### Data lines
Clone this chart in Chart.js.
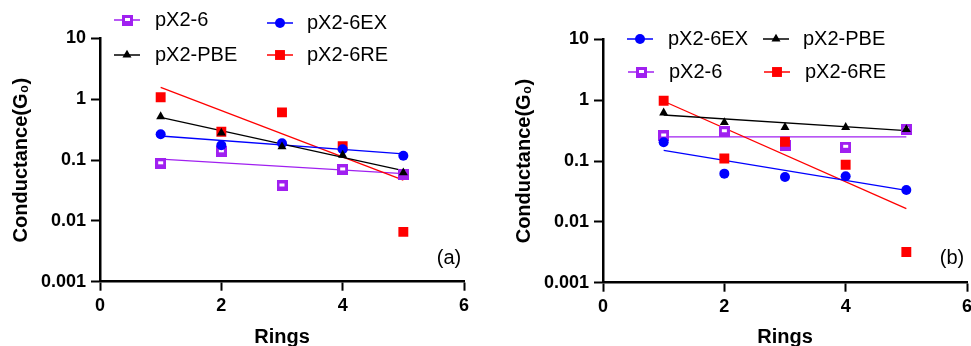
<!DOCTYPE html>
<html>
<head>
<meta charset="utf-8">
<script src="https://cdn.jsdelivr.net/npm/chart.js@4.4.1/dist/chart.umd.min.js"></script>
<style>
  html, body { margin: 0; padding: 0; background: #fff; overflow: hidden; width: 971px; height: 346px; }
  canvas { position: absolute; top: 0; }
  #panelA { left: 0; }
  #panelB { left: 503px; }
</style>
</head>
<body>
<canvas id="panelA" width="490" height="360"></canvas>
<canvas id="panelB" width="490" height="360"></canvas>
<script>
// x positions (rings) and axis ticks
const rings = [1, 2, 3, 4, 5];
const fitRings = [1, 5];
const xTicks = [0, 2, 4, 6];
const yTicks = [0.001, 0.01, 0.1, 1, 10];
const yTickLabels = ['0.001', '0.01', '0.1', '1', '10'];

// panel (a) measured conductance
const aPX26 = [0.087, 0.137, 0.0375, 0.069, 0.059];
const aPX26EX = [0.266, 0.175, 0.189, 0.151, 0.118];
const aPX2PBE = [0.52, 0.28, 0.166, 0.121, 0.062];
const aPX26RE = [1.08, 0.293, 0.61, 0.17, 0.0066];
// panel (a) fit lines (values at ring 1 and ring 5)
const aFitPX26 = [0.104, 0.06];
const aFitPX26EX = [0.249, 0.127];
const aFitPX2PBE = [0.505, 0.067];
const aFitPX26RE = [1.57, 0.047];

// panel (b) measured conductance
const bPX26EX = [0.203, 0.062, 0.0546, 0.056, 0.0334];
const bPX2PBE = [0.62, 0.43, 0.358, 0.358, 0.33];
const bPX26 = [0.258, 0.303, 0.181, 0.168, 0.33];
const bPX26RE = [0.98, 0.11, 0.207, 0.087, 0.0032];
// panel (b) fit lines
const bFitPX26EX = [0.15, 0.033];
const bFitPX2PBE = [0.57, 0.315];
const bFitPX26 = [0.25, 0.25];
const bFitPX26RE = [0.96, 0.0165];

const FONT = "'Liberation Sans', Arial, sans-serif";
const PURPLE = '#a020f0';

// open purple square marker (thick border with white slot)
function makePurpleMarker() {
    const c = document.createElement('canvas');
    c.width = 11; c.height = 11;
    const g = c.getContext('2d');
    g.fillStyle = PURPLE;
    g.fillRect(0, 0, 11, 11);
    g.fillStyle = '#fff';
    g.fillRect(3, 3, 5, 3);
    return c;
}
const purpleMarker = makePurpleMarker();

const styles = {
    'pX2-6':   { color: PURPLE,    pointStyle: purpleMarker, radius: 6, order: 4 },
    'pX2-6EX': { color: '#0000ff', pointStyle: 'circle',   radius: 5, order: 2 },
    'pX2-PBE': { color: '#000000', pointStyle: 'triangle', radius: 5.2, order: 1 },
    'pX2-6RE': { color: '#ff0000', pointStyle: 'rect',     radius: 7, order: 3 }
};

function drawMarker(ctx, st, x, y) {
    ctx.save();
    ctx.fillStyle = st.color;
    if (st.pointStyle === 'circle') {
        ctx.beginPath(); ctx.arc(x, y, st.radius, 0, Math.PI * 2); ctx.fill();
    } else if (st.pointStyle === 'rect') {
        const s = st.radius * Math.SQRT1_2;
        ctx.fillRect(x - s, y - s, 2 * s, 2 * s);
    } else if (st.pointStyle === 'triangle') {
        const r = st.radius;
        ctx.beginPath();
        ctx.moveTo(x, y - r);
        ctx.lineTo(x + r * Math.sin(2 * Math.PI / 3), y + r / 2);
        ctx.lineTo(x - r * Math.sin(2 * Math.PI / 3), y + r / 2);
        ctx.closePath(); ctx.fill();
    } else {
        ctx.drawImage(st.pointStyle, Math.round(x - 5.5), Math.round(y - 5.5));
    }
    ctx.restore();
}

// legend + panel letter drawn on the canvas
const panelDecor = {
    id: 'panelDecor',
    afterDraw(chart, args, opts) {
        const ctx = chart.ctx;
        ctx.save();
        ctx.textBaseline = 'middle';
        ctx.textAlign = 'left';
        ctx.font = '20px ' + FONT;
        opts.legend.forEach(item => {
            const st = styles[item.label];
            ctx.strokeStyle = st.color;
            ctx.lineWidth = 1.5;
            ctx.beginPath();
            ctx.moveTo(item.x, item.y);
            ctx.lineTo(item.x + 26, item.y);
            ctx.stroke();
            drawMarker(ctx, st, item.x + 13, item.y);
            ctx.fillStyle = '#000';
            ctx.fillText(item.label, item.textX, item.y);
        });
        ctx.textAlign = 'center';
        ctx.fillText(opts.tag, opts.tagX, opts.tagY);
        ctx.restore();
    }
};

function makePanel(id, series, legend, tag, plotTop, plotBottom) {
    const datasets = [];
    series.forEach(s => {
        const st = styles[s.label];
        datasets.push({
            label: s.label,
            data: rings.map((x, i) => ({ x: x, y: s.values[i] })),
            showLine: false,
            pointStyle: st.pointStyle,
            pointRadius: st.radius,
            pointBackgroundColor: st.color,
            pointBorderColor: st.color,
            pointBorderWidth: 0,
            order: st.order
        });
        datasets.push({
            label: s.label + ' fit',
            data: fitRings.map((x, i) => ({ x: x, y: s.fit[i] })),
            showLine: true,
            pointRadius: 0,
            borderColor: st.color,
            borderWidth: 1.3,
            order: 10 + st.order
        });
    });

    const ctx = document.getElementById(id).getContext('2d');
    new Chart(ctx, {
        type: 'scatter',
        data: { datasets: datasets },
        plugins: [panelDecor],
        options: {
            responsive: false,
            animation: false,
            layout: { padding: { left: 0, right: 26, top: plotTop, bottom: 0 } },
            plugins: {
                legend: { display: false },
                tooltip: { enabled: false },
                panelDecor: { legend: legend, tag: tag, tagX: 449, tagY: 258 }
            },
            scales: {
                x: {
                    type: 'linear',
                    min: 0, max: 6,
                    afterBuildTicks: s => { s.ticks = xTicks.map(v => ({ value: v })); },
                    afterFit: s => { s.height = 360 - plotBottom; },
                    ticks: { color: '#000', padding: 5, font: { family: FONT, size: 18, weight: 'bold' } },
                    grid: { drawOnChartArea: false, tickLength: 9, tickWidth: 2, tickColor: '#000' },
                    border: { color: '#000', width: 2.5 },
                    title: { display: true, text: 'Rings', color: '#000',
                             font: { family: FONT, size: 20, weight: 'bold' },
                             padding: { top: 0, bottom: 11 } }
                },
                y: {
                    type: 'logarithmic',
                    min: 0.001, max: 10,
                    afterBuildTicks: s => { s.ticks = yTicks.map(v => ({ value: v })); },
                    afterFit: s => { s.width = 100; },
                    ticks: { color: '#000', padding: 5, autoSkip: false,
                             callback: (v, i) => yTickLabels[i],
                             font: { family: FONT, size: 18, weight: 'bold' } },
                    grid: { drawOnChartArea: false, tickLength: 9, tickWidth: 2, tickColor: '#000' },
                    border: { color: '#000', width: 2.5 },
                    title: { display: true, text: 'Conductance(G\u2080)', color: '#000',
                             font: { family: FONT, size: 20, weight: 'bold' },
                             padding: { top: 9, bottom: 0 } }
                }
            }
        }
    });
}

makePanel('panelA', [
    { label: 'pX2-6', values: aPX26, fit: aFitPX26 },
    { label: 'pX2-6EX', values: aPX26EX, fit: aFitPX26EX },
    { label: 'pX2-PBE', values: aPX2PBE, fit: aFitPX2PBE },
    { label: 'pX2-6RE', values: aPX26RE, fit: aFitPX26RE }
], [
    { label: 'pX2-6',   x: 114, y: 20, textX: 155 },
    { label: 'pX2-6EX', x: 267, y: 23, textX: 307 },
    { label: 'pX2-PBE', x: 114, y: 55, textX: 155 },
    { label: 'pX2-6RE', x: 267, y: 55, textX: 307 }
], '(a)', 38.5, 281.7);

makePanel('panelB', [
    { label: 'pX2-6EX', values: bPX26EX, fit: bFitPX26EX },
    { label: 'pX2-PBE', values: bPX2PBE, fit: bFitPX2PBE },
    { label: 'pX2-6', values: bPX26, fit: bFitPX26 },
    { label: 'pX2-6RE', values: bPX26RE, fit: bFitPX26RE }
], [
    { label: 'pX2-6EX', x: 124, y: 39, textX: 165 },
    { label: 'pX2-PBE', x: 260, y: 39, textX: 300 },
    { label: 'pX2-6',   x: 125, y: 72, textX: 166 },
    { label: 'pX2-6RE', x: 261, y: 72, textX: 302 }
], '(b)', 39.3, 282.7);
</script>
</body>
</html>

### Task instructions
Leave out the pictures and repeat exactly the lines from the start of the material through the line that contains "const bFitPX26RE = [0.96, 0.0165];", both included.

### Final result
Clone this chart in Chart.js.
<!DOCTYPE html>
<html>
<head>
<meta charset="utf-8">
<script src="https://cdn.jsdelivr.net/npm/chart.js@4.4.1/dist/chart.umd.min.js"></script>
<style>
  html, body { margin: 0; padding: 0; background: #fff; overflow: hidden; width: 971px; height: 346px; }
  canvas { position: absolute; top: 0; }
  #panelA { left: 0; }
  #panelB { left: 503px; }
</style>
</head>
<body>
<canvas id="panelA" width="490" height="360"></canvas>
<canvas id="panelB" width="490" height="360"></canvas>
<script>
// x positions (rings) and axis ticks
const rings = [1, 2, 3, 4, 5];
const fitRings = [1, 5];
const xTicks = [0, 2, 4, 6];
const yTicks = [0.001, 0.01, 0.1, 1, 10];
const yTickLabels = ['0.001', '0.01', '0.1', '1', '10'];

// panel (a) measured conductance
const aPX26 = [0.087, 0.137, 0.0375, 0.069, 0.059];
const aPX26EX = [0.266, 0.175, 0.189, 0.151, 0.118];
const aPX2PBE = [0.52, 0.28, 0.166, 0.121, 0.062];
const aPX26RE = [1.08, 0.293, 0.61, 0.17, 0.0066];
// panel (a) fit lines (values at ring 1 and ring 5)
const aFitPX26 = [0.104, 0.06];
const aFitPX26EX = [0.249, 0.127];
const aFitPX2PBE = [0.505, 0.067];
const aFitPX26RE = [1.57, 0.047];

// panel (b) measured conductance
const bPX26EX = [0.203, 0.062, 0.0546, 0.056, 0.0334];
const bPX2PBE = [0.62, 0.43, 0.358, 0.358, 0.33];
const bPX26 = [0.258, 0.303, 0.181, 0.168, 0.33];
const bPX26RE = [0.98, 0.11, 0.207, 0.087, 0.0032];
// panel (b) fit lines
const bFitPX26EX = [0.15, 0.033];
const bFitPX2PBE = [0.57, 0.315];
const bFitPX26 = [0.25, 0.25];
const bFitPX26RE = [0.96, 0.0165];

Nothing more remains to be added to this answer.